昨晩は22時過ぎに夢の世界へと落ちて行ったため、昨日以上にすっきりとした目覚め。本日の予報は嬉しいことに曇りのち晴れ。雨はしばらくお休みのようなので、気兼ねなく露天での湯浴みを楽しめそう。
朝食はこの日も純和風の献立。焼き魚が変わり、小鉢の中身が変わり、漬物が変わり。シンプルながら必要十分、お腹と心を満たしてくれる美味しい朝食をひとり静かに頂きます。
今朝も目覚ましはかけなくとも自然と目が覚め清々しい朝を迎えました。が、朝食を食べると何となく眠くなり、9時過ぎまで布団でだらだらあちらとこちらの世界を行ったり来たり。
ぐうたらな時間を過ごし頭が冴えたところで再びお風呂へ。茅葺を眺めつつ浸かる大沢の湯も格別ですが、豊沢川の流れが作る緩い円弧を眺めつつ愉しむ湯浴みもまた格別。土手を彩る若々しい緑が、岩手の春の入口を教えてくれているかのよう。
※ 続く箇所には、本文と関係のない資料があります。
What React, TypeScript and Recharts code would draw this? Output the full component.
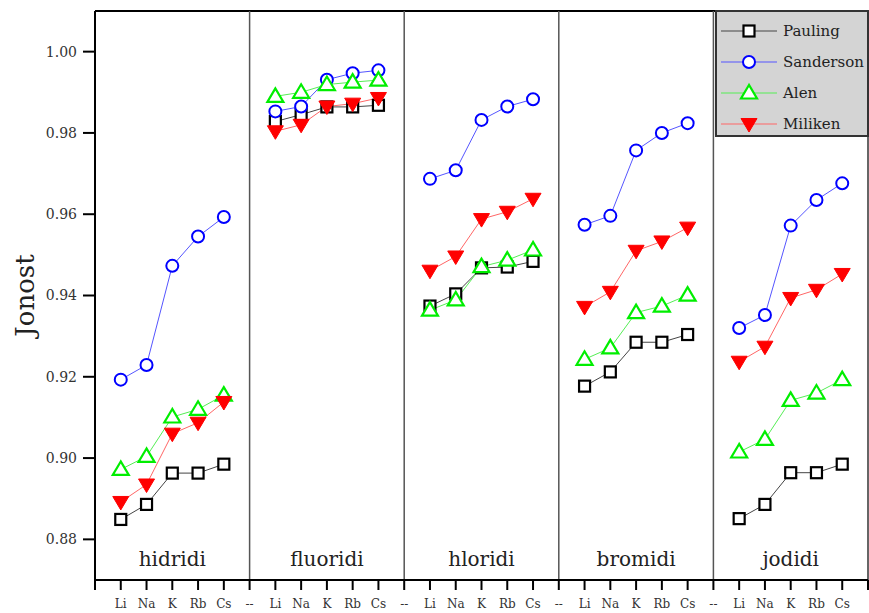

昨日は一日雨で宿に籠もっていたので、今日は宿周辺をちょっとだけお散歩してみることに。宿泊者なら山水閣で自転車も貸してくれますが、今回はゆったりとした速度で岩手の早春を味わいたかったので歩くことにしました。
まだ耕されていない田んぼ。雪解け浅い岩手の春を感じてか、つくしが至るところに競い合うようにして頭を出していました。
田んぼを潤す小川の土手には、無数の小さい可憐な白い花々が。大輪の花には無い、健気で、ひたむきで、したたかな美しさを、小さいからだ一杯に溢れさせています。
その先には、畦に咲くたくさんのオオイヌノフグリが。鮮やかでいて上品な色をした小さな花。物心付いた少し後、親からこの花の名前を教わったときはびっくりししました。かわいい花なのだから、もっといい名前、なかったのかなぁ。
田んぼと、小川と、民家と、ときどき農作業をする人。そんな傍らをのんびり歩く散歩。自宅から遠い、遠い場所であるはずなのに、何故だかそんな気がしない。
そんな散歩道に立ち並ぶ、昔ながらの木の電信柱。小さい頃は東京にもこんなものがあったことを思い出します。
元気に育つふきのとう越しに見る残雪。この時期、東京ではとっくに桜も散り、下手をすれば夏日も出始める季節。遅い春の訪れを、草花の息吹と冬の名残で惜しげもなく魅せてくれます。
のんびり歩いて約45分。丁度良い散歩コースを楽しみ再び宿へ。その前に、宿の目の前にある佐々新酒店で足りないものを購入。
日用雑貨や野菜、冷凍のお肉、乾物、漬物、日配品など色々なものが置いてあります。大沢温泉の売店で足りないものは、ここに買いに来てもいいかもしれません。
部屋へと戻り、浴衣に着替え一段落。これが今日の散歩の収穫。歩きながらちゃっかりつくしを摘んできました。
そういえば、つくしって食べたことあったかな?そんなことが頭をよぎり、せっかくの自炊湯治という機会を活かして食してみることに。その美味しさはまた後ほど。
目的も無い。観たいものも無い。ただ気分転換に出てみただけの畦道散歩。その動機とは裏腹に、岩手の春の息吹をこれでもかというほど感じられた、かけがえの無い小旅行になりました。